Consolidated feedback is the most efficient. Gathering all the comments for each review round before sending to the retoucher is better than providing them piecemeal.
Final Approval & Delivery
It’s easy to see the word APPROVED and pop the champagne. An experienced producer knows not to fall for that, there are still a few more steps.
Hopefully you’ve covered yourself by confirming early-on if simplified layered files are part of the deliverables, if there are extensions needed for weird media dimensions, or CMYK versions are needed for print.
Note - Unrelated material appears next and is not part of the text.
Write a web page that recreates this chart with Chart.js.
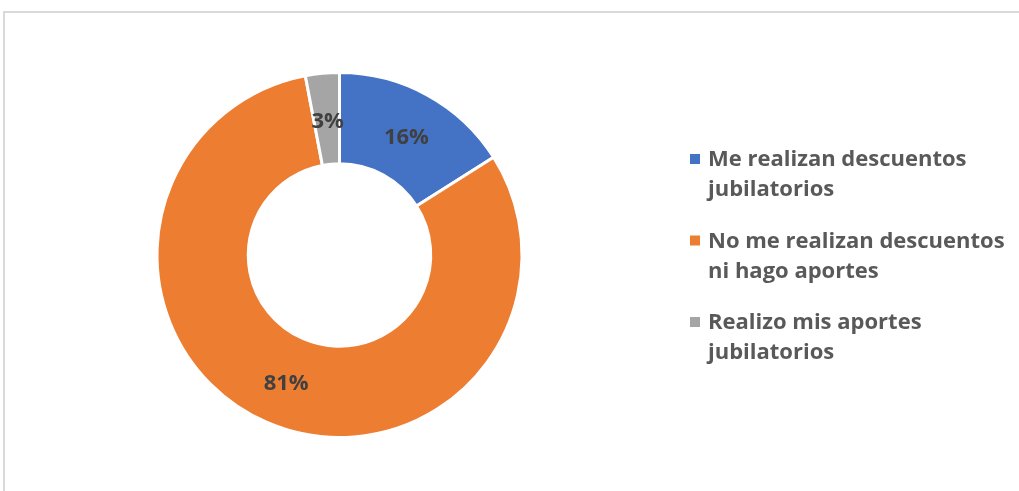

When the final images are being delivered as part of a media kit, there can be multiple image dimensions and formats required. A final image count of 30 can easily turn into 120 file deliverables. An experienced retoucher will be well-versed in Photoshop automations and able to handle this, but it still takes time.
Build a little time into the schedule to package everything up with a bow on top and you’ll look like a pro!
Now, pop the champagne
Keeping all those plates spinning to the finish line can feel pretty good. Creative producing takes a unique blend of organizational and soft-skills, creativity and technical understanding, patience and cat-herding. A good producer is the connective tissue for a successful creative project, it falls apart without one.
And if you were working with a truly good retoucher, you should be left feeling that they worked hard to not only make all the pictures pretty, but to make your job easier in the process.
Sef McCullough is a highly skilled and experienced commercial retoucher with almost 2 decades in the industry. He has worked with a wide range of global brand clients, advertising agencies, and celebrity personalities. Sef specializes in high-end retouching and creative compositing for sports, tech, lifestyle and product photography. His work is characterized by an emphasis on the power of color grading to create imagery that stands apart. He is passionate about his craft and also teaches and mentors the next generation of commercial retouchers. He’s more of a cat guy but is cool with dogs too.